= Exercise objective =
Output the material beneath this task exactly, images excluded.

= Information supplied =
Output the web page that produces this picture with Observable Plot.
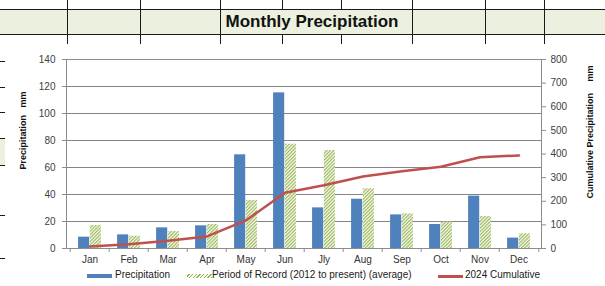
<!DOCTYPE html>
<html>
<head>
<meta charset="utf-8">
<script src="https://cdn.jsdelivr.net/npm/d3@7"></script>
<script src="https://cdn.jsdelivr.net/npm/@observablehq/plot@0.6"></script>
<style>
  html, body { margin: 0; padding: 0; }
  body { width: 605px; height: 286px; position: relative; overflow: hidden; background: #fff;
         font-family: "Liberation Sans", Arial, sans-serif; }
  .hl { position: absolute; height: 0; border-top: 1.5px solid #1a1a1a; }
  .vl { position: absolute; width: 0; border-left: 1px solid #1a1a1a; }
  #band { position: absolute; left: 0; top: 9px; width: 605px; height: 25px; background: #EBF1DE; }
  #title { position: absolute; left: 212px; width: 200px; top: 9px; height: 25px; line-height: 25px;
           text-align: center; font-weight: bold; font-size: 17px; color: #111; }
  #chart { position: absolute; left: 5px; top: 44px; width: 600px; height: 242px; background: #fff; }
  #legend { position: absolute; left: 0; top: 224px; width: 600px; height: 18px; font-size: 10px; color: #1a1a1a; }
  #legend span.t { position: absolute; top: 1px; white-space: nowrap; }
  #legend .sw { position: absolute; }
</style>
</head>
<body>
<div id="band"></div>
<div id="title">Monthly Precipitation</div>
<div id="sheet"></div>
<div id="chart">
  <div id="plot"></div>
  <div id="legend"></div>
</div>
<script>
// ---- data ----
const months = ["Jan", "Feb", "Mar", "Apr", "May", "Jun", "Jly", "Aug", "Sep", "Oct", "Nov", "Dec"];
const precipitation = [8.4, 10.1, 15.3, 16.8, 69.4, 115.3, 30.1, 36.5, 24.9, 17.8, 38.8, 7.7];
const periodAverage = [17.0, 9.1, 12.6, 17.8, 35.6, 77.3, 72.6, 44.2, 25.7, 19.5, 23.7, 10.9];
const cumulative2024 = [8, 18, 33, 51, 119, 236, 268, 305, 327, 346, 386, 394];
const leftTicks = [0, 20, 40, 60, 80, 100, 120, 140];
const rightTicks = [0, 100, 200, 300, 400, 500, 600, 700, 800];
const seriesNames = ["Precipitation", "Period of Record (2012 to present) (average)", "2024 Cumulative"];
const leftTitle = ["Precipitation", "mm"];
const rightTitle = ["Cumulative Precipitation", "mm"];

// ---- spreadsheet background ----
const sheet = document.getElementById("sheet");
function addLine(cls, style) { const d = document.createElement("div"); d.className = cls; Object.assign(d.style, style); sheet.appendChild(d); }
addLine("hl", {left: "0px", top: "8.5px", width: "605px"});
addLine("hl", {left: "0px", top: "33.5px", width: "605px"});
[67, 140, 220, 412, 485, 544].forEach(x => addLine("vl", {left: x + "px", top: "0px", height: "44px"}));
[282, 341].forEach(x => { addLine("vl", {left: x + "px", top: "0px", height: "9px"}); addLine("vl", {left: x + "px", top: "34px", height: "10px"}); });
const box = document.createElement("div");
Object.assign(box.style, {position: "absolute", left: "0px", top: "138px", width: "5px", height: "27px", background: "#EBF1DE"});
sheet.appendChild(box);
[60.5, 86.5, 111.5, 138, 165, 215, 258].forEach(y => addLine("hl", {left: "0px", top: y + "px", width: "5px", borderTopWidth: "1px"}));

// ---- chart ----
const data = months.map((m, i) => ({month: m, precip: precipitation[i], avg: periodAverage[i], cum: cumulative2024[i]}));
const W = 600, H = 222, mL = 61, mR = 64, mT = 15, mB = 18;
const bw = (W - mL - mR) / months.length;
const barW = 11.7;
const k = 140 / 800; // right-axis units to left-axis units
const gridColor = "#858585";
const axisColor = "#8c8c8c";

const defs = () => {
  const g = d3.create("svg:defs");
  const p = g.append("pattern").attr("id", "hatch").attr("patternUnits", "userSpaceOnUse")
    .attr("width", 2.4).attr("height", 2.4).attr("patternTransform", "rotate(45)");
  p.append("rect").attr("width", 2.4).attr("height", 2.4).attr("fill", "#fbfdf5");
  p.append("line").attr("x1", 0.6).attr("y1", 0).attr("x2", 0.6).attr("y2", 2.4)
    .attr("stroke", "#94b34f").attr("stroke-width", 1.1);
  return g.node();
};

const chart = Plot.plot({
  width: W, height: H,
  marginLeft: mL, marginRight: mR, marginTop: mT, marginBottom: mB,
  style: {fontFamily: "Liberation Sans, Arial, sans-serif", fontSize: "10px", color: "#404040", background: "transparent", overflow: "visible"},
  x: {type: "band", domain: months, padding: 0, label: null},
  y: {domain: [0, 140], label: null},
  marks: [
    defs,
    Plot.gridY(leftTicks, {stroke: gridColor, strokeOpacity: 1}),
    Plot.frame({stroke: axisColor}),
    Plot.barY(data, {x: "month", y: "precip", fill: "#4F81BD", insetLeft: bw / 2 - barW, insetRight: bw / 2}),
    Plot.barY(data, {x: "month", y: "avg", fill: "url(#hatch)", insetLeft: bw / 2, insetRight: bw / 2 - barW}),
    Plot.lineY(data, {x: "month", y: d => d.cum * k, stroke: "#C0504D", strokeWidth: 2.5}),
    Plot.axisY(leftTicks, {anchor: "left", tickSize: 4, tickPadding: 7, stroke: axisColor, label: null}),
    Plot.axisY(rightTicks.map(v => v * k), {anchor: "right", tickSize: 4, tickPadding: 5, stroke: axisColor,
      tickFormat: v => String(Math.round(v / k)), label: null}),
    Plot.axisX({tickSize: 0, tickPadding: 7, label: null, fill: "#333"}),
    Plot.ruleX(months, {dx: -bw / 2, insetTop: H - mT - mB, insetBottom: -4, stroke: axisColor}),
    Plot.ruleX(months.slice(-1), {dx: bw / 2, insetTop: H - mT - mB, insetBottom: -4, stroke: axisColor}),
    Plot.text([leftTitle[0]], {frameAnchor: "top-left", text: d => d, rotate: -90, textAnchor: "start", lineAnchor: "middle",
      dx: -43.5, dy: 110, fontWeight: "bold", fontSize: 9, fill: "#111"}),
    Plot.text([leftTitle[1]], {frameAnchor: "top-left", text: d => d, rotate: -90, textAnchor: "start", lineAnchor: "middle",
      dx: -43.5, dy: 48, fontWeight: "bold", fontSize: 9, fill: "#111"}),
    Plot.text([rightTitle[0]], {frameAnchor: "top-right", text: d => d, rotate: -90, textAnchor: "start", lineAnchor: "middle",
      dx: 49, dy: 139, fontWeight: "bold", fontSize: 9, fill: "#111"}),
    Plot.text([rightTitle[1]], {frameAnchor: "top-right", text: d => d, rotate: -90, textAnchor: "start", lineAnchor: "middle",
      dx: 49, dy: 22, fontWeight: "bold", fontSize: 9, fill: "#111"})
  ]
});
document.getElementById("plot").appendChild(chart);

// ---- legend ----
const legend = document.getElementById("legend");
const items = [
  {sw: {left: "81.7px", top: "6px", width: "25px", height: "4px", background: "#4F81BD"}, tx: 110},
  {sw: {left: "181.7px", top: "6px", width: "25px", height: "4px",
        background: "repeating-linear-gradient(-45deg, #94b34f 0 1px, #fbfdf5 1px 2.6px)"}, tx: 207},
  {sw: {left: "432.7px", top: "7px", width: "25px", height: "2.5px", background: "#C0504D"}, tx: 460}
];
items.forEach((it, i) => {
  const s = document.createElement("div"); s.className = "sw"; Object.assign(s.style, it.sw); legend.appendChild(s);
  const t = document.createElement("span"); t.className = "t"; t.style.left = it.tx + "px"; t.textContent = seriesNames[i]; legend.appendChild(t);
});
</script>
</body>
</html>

= Answer in full =
Output the web page that produces this picture with Observable Plot.
<!DOCTYPE html>
<html>
<head>
<meta charset="utf-8">
<script src="https://cdn.jsdelivr.net/npm/d3@7"></script>
<script src="https://cdn.jsdelivr.net/npm/@observablehq/plot@0.6"></script>
<style>
  html, body { margin: 0; padding: 0; }
  body { width: 605px; height: 286px; position: relative; overflow: hidden; background: #fff;
         font-family: "Liberation Sans", Arial, sans-serif; }
  .hl { position: absolute; height: 0; border-top: 1.5px solid #1a1a1a; }
  .vl { position: absolute; width: 0; border-left: 1px solid #1a1a1a; }
  #band { position: absolute; left: 0; top: 9px; width: 605px; height: 25px; background: #EBF1DE; }
  #title { position: absolute; left: 212px; width: 200px; top: 9px; height: 25px; line-height: 25px;
           text-align: center; font-weight: bold; font-size: 17px; color: #111; }
  #chart { position: absolute; left: 5px; top: 44px; width: 600px; height: 242px; background: #fff; }
  #legend { position: absolute; left: 0; top: 224px; width: 600px; height: 18px; font-size: 10px; color: #1a1a1a; }
  #legend span.t { position: absolute; top: 1px; white-space: nowrap; }
  #legend .sw { position: absolute; }
</style>
</head>
<body>
<div id="band"></div>
<div id="title">Monthly Precipitation</div>
<div id="sheet"></div>
<div id="chart">
  <div id="plot"></div>
  <div id="legend"></div>
</div>
<script>
// ---- data ----
const months = ["Jan", "Feb", "Mar", "Apr", "May", "Jun", "Jly", "Aug", "Sep", "Oct", "Nov", "Dec"];
const precipitation = [8.4, 10.1, 15.3, 16.8, 69.4, 115.3, 30.1, 36.5, 24.9, 17.8, 38.8, 7.7];
const periodAverage = [17.0, 9.1, 12.6, 17.8, 35.6, 77.3, 72.6, 44.2, 25.7, 19.5, 23.7, 10.9];
const cumulative2024 = [8, 18, 33, 51, 119, 236, 268, 305, 327, 346, 386, 394];
const leftTicks = [0, 20, 40, 60, 80, 100, 120, 140];
const rightTicks = [0, 100, 200, 300, 400, 500, 600, 700, 800];
const seriesNames = ["Precipitation", "Period of Record (2012 to present) (average)", "2024 Cumulative"];
const leftTitle = ["Precipitation", "mm"];
const rightTitle = ["Cumulative Precipitation", "mm"];

// ---- spreadsheet background ----
const sheet = document.getElementById("sheet");
function addLine(cls, style) { const d = document.createElement("div"); d.className = cls; Object.assign(d.style, style); sheet.appendChild(d); }
addLine("hl", {left: "0px", top: "8.5px", width: "605px"});
addLine("hl", {left: "0px", top: "33.5px", width: "605px"});
[67, 140, 220, 412, 485, 544].forEach(x => addLine("vl", {left: x + "px", top: "0px", height: "44px"}));
[282, 341].forEach(x => { addLine("vl", {left: x + "px", top: "0px", height: "9px"}); addLine("vl", {left: x + "px", top: "34px", height: "10px"}); });
const box = document.createElement("div");
Object.assign(box.style, {position: "absolute", left: "0px", top: "138px", width: "5px", height: "27px", background: "#EBF1DE"});
sheet.appendChild(box);
[60.5, 86.5, 111.5, 138, 165, 215, 258].forEach(y => addLine("hl", {left: "0px", top: y + "px", width: "5px", borderTopWidth: "1px"}));

// ---- chart ----
const data = months.map((m, i) => ({month: m, precip: precipitation[i], avg: periodAverage[i], cum: cumulative2024[i]}));
const W = 600, H = 222, mL = 61, mR = 64, mT = 15, mB = 18;
const bw = (W - mL - mR) / months.length;
const barW = 11.7;
const k = 140 / 800; // right-axis units to left-axis units
const gridColor = "#858585";
const axisColor = "#8c8c8c";

const defs = () => {
  const g = d3.create("svg:defs");
  const p = g.append("pattern").attr("id", "hatch").attr("patternUnits", "userSpaceOnUse")
    .attr("width", 2.4).attr("height", 2.4).attr("patternTransform", "rotate(45)");
  p.append("rect").attr("width", 2.4).attr("height", 2.4).attr("fill", "#fbfdf5");
  p.append("line").attr("x1", 0.6).attr("y1", 0).attr("x2", 0.6).attr("y2", 2.4)
    .attr("stroke", "#94b34f").attr("stroke-width", 1.1);
  return g.node();
};

const chart = Plot.plot({
  width: W, height: H,
  marginLeft: mL, marginRight: mR, marginTop: mT, marginBottom: mB,
  style: {fontFamily: "Liberation Sans, Arial, sans-serif", fontSize: "10px", color: "#404040", background: "transparent", overflow: "visible"},
  x: {type: "band", domain: months, padding: 0, label: null},
  y: {domain: [0, 140], label: null},
  marks: [
    defs,
    Plot.gridY(leftTicks, {stroke: gridColor, strokeOpacity: 1}),
    Plot.frame({stroke: axisColor}),
    Plot.barY(data, {x: "month", y: "precip", fill: "#4F81BD", insetLeft: bw / 2 - barW, insetRight: bw / 2}),
    Plot.barY(data, {x: "month", y: "avg", fill: "url(#hatch)", insetLeft: bw / 2, insetRight: bw / 2 - barW}),
    Plot.lineY(data, {x: "month", y: d => d.cum * k, stroke: "#C0504D", strokeWidth: 2.5}),
    Plot.axisY(leftTicks, {anchor: "left", tickSize: 4, tickPadding: 7, stroke: axisColor, label: null}),
    Plot.axisY(rightTicks.map(v => v * k), {anchor: "right", tickSize: 4, tickPadding: 5, stroke: axisColor,
      tickFormat: v => String(Math.round(v / k)), label: null}),
    Plot.axisX({tickSize: 0, tickPadding: 7, label: null, fill: "#333"}),
    Plot.ruleX(months, {dx: -bw / 2, insetTop: H - mT - mB, insetBottom: -4, stroke: axisColor}),
    Plot.ruleX(months.slice(-1), {dx: bw / 2, insetTop: H - mT - mB, insetBottom: -4, stroke: axisColor}),
    Plot.text([leftTitle[0]], {frameAnchor: "top-left", text: d => d, rotate: -90, textAnchor: "start", lineAnchor: "middle",
      dx: -43.5, dy: 110, fontWeight: "bold", fontSize: 9, fill: "#111"}),
    Plot.text([leftTitle[1]], {frameAnchor: "top-left", text: d => d, rotate: -90, textAnchor: "start", lineAnchor: "middle",
      dx: -43.5, dy: 48, fontWeight: "bold", fontSize: 9, fill: "#111"}),
    Plot.text([rightTitle[0]], {frameAnchor: "top-right", text: d => d, rotate: -90, textAnchor: "start", lineAnchor: "middle",
      dx: 49, dy: 139, fontWeight: "bold", fontSize: 9, fill: "#111"}),
    Plot.text([rightTitle[1]], {frameAnchor: "top-right", text: d => d, rotate: -90, textAnchor: "start", lineAnchor: "middle",
      dx: 49, dy: 22, fontWeight: "bold", fontSize: 9, fill: "#111"})
  ]
});
document.getElementById("plot").appendChild(chart);

// ---- legend ----
const legend = document.getElementById("legend");
const items = [
  {sw: {left: "81.7px", top: "6px", width: "25px", height: "4px", background: "#4F81BD"}, tx: 110},
  {sw: {left: "181.7px", top: "6px", width: "25px", height: "4px",
        background: "repeating-linear-gradient(-45deg, #94b34f 0 1px, #fbfdf5 1px 2.6px)"}, tx: 207},
  {sw: {left: "432.7px", top: "7px", width: "25px", height: "2.5px", background: "#C0504D"}, tx: 460}
];
items.forEach((it, i) => {
  const s = document.createElement("div"); s.className = "sw"; Object.assign(s.style, it.sw); legend.appendChild(s);
  const t = document.createElement("span"); t.className = "t"; t.style.left = it.tx + "px"; t.textContent = seriesNames[i]; legend.appendChild(t);
});
</script>
</body>
</html>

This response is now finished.